* _What this task involves_
Using the data beneath this instruction, retype only the lines from the one that contains "Write a web" down to the one that contains "global d3 */", both included, exactly as they appear.

(Rows from a dataset of charts and code)
• • •
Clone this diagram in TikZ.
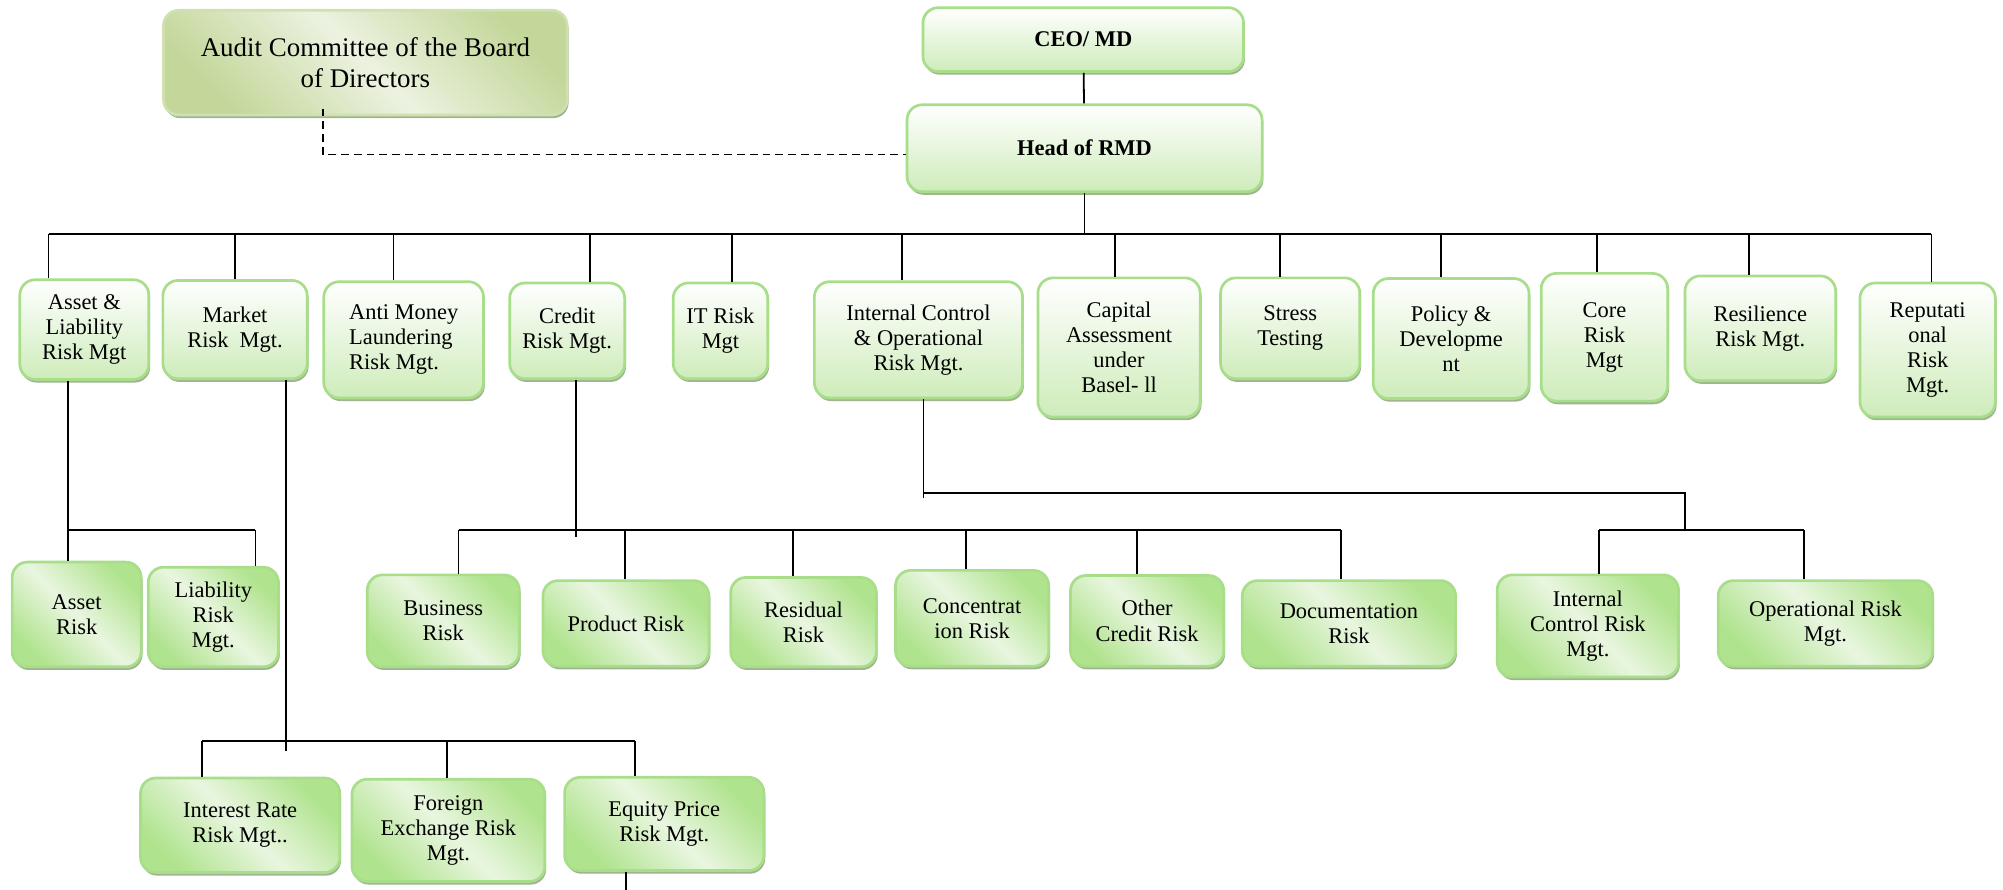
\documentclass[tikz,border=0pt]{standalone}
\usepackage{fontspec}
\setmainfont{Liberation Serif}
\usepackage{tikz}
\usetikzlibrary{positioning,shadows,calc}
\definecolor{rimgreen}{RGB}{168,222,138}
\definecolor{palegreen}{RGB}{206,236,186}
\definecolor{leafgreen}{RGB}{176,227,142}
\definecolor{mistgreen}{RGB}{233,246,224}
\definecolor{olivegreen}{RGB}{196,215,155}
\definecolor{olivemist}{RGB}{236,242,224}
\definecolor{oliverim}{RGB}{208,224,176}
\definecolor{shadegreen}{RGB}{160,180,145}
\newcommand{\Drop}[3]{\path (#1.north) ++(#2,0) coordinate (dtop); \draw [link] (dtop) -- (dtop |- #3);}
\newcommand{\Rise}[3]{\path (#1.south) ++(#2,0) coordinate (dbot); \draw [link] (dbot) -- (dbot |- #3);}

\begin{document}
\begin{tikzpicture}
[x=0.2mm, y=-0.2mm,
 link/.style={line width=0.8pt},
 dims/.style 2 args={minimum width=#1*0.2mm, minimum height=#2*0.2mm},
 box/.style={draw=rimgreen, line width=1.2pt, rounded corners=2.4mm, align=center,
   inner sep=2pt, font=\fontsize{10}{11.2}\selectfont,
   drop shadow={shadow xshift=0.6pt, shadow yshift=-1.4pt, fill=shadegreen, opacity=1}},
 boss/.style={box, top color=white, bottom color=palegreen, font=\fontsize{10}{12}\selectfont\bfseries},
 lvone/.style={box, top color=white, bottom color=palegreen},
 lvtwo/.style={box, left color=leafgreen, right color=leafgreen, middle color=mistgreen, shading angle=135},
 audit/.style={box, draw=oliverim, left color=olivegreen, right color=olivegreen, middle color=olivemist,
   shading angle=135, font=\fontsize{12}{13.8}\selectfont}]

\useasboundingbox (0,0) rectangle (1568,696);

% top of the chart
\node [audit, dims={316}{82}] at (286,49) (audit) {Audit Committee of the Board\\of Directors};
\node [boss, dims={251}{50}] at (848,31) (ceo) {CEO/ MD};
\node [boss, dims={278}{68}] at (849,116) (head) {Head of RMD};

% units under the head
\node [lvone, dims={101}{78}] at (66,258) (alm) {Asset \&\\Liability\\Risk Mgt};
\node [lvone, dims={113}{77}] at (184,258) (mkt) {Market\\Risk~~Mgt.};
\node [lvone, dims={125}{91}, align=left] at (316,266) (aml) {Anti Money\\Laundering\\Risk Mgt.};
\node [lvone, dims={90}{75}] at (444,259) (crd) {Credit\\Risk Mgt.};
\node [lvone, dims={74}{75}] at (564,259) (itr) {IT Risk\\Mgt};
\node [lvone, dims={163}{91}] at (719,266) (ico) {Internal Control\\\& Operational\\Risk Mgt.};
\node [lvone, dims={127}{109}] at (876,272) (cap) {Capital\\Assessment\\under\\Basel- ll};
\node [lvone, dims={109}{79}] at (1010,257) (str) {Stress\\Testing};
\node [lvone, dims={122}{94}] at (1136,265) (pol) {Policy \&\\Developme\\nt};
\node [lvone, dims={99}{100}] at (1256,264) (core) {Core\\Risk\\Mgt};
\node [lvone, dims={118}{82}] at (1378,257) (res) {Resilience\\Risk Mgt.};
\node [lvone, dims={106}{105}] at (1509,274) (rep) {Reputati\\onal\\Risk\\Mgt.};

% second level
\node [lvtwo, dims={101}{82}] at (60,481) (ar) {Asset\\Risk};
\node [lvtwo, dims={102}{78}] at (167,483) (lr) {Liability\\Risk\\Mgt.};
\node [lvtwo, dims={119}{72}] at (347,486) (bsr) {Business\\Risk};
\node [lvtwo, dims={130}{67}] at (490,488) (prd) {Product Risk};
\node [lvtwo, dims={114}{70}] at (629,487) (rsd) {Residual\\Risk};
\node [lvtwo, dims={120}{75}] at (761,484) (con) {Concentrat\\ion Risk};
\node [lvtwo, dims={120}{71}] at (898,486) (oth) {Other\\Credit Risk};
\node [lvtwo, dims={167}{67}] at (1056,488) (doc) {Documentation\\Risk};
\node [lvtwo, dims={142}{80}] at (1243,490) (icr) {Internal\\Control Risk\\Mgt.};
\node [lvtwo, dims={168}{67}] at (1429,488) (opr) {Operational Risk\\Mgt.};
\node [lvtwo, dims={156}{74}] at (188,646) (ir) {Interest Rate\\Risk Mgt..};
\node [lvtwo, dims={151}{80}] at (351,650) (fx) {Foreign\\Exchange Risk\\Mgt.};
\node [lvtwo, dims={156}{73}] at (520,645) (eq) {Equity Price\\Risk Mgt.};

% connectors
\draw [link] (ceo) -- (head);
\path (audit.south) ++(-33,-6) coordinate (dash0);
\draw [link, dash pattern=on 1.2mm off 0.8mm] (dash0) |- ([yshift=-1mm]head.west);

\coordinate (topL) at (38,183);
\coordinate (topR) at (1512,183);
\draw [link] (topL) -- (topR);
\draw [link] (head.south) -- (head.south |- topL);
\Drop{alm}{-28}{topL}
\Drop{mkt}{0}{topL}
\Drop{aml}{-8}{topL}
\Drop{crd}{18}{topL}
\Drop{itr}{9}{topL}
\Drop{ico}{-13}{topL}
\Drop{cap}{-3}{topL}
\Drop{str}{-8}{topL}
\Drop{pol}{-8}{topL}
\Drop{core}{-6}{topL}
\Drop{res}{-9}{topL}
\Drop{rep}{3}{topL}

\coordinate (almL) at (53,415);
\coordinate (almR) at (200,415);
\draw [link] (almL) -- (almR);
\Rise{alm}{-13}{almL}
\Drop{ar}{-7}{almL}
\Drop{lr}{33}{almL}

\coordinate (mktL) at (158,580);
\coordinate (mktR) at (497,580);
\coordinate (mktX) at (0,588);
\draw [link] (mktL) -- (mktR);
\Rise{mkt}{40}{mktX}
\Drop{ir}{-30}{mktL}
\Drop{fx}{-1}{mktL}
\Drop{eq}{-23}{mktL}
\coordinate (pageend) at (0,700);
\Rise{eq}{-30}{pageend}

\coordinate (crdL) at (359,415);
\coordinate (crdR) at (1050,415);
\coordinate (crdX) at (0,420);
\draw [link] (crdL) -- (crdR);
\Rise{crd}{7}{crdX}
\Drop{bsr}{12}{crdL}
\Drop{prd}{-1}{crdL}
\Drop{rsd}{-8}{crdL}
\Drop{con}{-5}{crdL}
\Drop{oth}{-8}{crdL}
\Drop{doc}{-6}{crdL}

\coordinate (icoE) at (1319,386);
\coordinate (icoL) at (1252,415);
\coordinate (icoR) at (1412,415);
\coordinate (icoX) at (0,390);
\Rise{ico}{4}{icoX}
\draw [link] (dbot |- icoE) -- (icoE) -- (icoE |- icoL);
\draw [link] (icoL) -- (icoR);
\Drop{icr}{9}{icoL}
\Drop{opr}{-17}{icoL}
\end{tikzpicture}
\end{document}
• • •
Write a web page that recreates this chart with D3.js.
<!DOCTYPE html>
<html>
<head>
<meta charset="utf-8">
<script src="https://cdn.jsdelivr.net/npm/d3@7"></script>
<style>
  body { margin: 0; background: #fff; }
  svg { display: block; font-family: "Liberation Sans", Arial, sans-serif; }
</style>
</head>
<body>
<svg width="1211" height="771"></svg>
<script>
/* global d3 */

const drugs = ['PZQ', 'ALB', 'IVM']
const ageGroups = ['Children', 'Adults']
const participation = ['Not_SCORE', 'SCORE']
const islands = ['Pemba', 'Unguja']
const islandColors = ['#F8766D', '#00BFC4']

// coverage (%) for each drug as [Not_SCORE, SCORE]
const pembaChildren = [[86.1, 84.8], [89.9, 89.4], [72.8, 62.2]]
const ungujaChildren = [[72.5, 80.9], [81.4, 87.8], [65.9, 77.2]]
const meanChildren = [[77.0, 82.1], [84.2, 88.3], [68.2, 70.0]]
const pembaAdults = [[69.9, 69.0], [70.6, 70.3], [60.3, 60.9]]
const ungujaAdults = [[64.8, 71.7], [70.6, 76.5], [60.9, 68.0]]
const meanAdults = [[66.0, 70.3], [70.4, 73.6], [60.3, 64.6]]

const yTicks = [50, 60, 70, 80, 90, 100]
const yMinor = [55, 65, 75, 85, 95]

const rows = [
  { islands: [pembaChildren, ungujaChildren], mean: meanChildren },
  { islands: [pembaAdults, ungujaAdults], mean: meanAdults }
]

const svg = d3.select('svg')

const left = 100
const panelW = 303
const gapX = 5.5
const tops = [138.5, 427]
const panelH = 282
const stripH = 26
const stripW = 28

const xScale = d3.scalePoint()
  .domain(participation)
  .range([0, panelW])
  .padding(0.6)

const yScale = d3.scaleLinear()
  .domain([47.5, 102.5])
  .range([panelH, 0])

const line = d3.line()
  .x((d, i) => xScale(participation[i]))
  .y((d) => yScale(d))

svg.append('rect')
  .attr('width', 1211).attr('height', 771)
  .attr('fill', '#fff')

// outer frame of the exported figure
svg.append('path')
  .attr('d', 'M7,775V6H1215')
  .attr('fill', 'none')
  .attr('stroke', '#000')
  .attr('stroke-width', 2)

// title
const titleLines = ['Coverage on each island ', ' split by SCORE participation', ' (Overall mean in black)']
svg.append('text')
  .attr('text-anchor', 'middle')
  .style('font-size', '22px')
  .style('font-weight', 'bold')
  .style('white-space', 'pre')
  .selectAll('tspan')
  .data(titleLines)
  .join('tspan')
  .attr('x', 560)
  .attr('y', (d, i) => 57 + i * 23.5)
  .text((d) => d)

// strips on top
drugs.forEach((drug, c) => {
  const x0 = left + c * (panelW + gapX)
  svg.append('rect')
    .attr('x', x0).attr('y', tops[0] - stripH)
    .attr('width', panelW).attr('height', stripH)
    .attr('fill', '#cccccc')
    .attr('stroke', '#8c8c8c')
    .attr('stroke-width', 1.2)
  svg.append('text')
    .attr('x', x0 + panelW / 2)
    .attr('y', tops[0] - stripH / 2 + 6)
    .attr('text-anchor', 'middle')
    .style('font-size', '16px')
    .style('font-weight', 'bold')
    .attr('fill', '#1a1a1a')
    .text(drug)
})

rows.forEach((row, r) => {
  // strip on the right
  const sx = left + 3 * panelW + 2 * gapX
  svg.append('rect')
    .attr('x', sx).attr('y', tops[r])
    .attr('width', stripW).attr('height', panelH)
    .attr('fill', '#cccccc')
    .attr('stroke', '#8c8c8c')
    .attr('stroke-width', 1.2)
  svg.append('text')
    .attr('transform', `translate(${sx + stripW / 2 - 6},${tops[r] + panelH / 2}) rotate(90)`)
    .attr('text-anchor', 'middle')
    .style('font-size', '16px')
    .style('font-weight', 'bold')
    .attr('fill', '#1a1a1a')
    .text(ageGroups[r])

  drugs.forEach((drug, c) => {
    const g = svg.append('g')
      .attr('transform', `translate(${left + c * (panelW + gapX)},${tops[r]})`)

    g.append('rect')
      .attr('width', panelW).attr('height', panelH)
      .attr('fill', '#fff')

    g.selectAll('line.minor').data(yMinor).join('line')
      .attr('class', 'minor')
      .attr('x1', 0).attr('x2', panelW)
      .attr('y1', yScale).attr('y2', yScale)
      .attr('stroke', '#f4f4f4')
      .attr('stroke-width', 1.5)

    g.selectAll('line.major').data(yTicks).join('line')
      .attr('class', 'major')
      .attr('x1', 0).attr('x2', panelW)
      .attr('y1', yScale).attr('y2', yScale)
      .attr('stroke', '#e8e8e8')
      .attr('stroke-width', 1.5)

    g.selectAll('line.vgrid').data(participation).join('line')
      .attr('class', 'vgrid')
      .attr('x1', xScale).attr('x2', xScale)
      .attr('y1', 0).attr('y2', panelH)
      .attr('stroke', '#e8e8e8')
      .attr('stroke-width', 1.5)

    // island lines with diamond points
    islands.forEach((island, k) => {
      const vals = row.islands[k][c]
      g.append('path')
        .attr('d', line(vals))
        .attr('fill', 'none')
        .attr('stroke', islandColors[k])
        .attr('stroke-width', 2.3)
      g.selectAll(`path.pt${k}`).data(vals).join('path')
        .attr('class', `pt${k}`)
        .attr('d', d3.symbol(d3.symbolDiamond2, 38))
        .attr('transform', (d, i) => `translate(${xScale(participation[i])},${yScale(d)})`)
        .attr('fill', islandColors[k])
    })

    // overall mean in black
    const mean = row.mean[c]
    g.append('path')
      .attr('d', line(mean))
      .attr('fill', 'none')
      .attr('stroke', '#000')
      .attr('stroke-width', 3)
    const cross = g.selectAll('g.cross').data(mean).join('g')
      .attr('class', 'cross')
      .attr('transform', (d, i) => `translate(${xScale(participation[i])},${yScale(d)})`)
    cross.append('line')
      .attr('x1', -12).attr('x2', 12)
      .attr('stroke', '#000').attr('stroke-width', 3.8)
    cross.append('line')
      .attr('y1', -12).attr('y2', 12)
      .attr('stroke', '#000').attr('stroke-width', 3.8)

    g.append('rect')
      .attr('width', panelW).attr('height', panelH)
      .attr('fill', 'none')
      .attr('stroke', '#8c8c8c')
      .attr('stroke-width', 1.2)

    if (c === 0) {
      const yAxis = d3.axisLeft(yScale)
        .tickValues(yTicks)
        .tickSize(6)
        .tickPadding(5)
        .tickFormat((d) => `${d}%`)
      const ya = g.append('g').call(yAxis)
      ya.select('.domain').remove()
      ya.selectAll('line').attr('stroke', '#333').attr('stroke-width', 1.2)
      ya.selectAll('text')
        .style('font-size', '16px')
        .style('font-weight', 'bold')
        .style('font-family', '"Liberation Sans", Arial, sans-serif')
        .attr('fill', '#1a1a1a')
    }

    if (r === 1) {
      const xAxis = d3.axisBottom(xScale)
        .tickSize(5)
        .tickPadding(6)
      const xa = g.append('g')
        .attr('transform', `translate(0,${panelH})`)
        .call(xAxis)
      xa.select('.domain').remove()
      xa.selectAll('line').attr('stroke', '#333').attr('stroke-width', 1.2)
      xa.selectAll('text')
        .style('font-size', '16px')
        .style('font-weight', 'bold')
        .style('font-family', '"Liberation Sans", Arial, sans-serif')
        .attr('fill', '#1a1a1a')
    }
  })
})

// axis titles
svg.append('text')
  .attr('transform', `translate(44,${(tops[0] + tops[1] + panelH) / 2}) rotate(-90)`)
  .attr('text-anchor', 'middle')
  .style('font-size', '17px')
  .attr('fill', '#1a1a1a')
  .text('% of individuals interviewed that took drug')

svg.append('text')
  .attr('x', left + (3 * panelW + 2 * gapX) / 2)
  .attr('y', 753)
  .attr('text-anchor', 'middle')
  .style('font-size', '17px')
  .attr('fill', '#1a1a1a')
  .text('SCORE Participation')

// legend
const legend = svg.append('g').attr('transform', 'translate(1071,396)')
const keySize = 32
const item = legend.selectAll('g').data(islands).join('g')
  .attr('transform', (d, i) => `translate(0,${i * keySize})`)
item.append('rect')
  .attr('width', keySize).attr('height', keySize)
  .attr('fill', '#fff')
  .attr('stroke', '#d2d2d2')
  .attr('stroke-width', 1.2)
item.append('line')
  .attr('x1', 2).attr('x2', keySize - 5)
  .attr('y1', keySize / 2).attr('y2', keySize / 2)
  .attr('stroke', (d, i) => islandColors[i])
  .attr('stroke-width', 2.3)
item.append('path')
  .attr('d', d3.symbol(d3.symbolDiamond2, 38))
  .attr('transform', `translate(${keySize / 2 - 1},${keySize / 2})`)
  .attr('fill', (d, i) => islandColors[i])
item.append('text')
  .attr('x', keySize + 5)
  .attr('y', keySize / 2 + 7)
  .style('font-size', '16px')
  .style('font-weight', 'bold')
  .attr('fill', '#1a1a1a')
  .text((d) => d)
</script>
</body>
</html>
• • •
* _Result of the exercise_
Write a web page that recreates this chart with D3.js.
<!DOCTYPE html>
<html>
<head>
<meta charset="utf-8">
<script src="https://cdn.jsdelivr.net/npm/d3@7"></script>
<style>
  body { margin: 0; background: #fff; }
  svg { display: block; font-family: "Liberation Sans", Arial, sans-serif; }
</style>
</head>
<body>
<svg width="1211" height="771"></svg>
<script>
/* global d3 */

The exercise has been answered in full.